You know: "Which shelf should The Golden Gate be put on?"
That book didn't have any Indian characters in it, but it did
have a Japanese-American, so I was often taken to task and asked,
"If you can have Janet Hayakawa, why not an Indian-American
character?" The answer is that I simply didn't visualize
her as being Indian-American. Of course, I got the opposite flak
for A Suitable Boy. People asked, "Why are there no foreign
characters? At least for your Western readers, you should have
injected a few white faces here and there." The whole thing
is pointless. Although my books are set in different countries,
I don't feel that it makes me one of those stereotypical cosmopolitans
who have a sort of mixed cultural experience in every book and
feel they have to lay their ethnicity on thick. I think that the
characters are so much more important than the writer. To be brought
up short by the ethnicity of a particular writer throughout each
book -- that's not my style.
Rushdie has
suggested that Indian writing in English is the strongest body
of writing ever to have come out of the subcontinent.
That's complete
nonsense. What is one to say about Ghalib or Mir or Surdas or
Kalidas? Or Bengali or Tamil literature? What is one to say about
the Ramayana and the Mahabharata? It must have been an unguarded
moment when Rushdie said that.
He also argued,
more forcefully, that Indian writing in English is the best Indian
writing since independence.
What is there
to say? I disagree, because I think that there are plenty of fine
writers in other languages. The only non-English-language writer
included in Rushdie's anthology is Saadat Hasen Manto. He is a
very fine short-story writer, but I certainly don't think he's
the only one. To be fair to Rushdie, I think he says that part
of the problem might be the quality of translations. I must say
that that's the only way I can try to understand the point of
his remark. You know the trouble with statements like these is
that Westerners do believe them. They take them at face value.

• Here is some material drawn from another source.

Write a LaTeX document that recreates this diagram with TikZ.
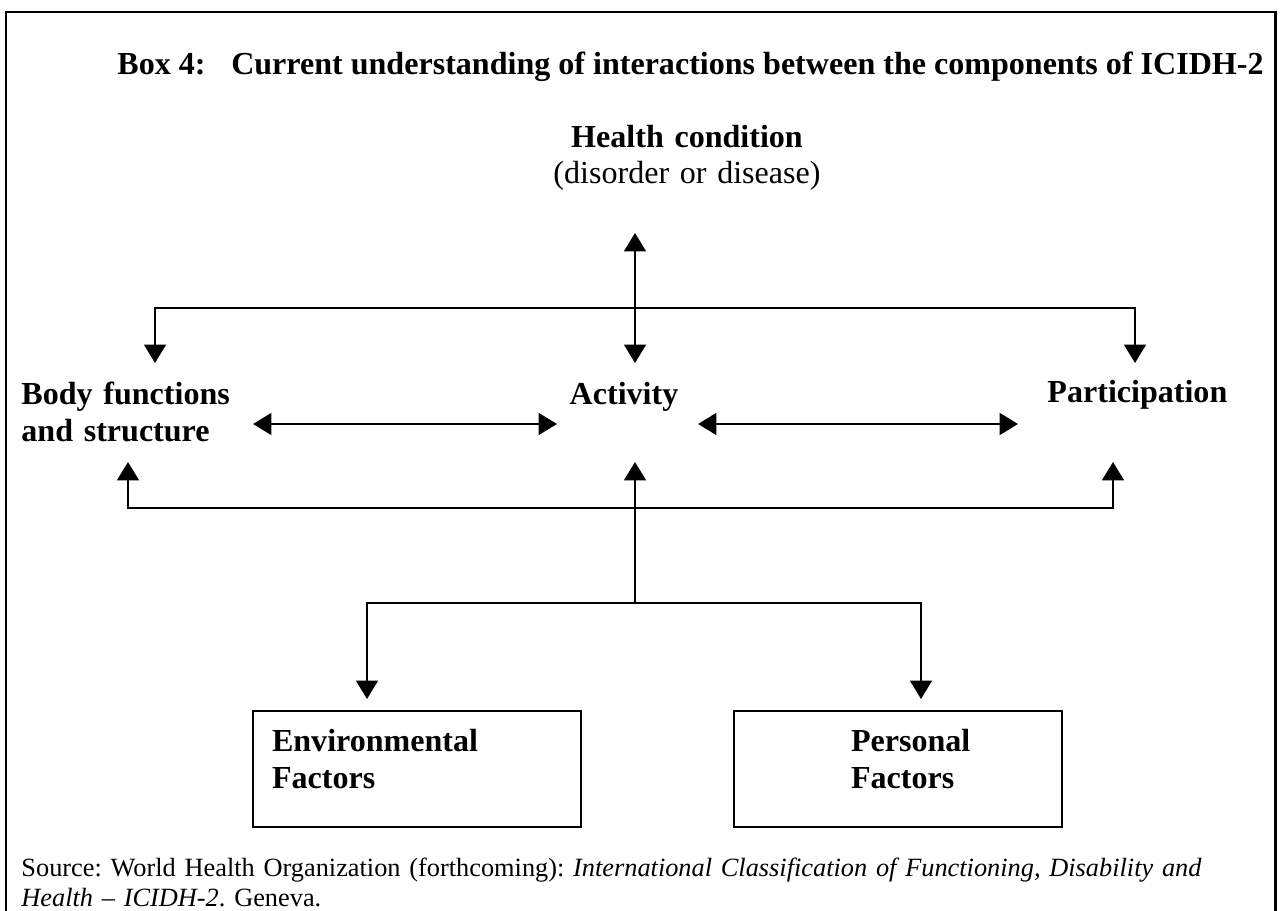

If Rushdie (or if I, or some of the other better-known Indian
authors) make remarks like that, then people in the West really
do believe that India has produced nothing except in the past
fifty years -- and that mainly in English. It's just not tenable.
There's no particular animus between Salman and myself, but we
clearly disagree on this point. I feel it's so obvious, really,
that to put my name to it is a bit absurd. It's like saying, "No,
no, no, the world is actually round."
You've translated
Chinese poetry. Have you ever considered translating any of the
vernacular works being produced in India?
When writing original
stuff you don't really think too much of translating. I have translated
some poems by Nirala and some by Faiz Ahmed Faiz, but nothing
much more recent than that. And that was really more for my pleasure
than for anything else. Even my book of Chinese translations was
not something I would have normally done. I was just suddenly
compelled to do it for one or two months late in 1989, and I can't
explain why. It isn't something I see myself as being: a translator.
Although, I must say, some of the greatest inspiration I have
ever received has been through translation. Certainly, I would
have never been a novelist if it hadn't been for Charles Johnston's
wonderful translation of Eugene Onegin. But then Pushkin wouldn't
have written Eugene Onegin if he hadn't read a bad French translation
of Byron's Don Juan. And so on and so forth.
I wonder if
the success of Indian writing in English doesn't stem in large
part from its cosmopolitanism. Is there something too localized
about Indian vernacular writings; something that might pose cultural
rather than linguistic difficulties for translation?
That I don't agree
with. Take a book like A Suitable Boy. There's so much in it that
doesn't make sense to a Western reader: huge discussions of Indian
politics, of the Zamindari Abolition Act, and all sorts of other
things that are unexplained. And yet the book was read abroad
with some pleasure and comprehension. I read books set in China
or Japan, and I think that as long as the writer is not trying
deliberately to be obscure, most readers extend a certain tolerance
to other literature. I don't think that this sort of thing poses
an insoluble problem.
You said somewhere
that while writing An Equal Music you resisted reading all Indian
writers except for Narayan.
I should have
said I couldn't resist Narayan. That's my excuse. I didn't read
Indian writers for two reasons. First, because I knew that if
the book ever got published I'd be asked about whom I'd read,
and I didn't really want that. But more importantly, I didn't
want to read other Indian authors because if they'd written something
very well, then I might feel a bit daunted, or I might feel too
influenced. On the other hand, if they wrote something very badly,
then I might have been tempted to write about the same thing.
Actually, I just wanted to be pushed one way or another by my
characters and not by the literary milieu.
What are you
working on next? Are you experimenting with any new forms?
I don't really
want to make a big thing about this experimenting with different
forms and finding a voice and so on. If I'm compelled to do something,
I don't shy away from it simply because I haven't tackled it before.
But if, for instance, I was inspired tomorrow to write An Unsuitable
Boy, I would do it. I don't mind repeating myself. When I was
on a book tour six or seven years ago, I was asked what I was
going to write next, and I said, "A play." Clearly,
that wasn't borne out. So I don't know what I'm going to write
next. Sometimes I think it'll be a double biography of an aunt
and an uncle of mine. Other times I think maybe a children's book,
or another novel. Or maybe just poetry, which is in a sense, as
we touched on earlier, the thing that's closest to my heart.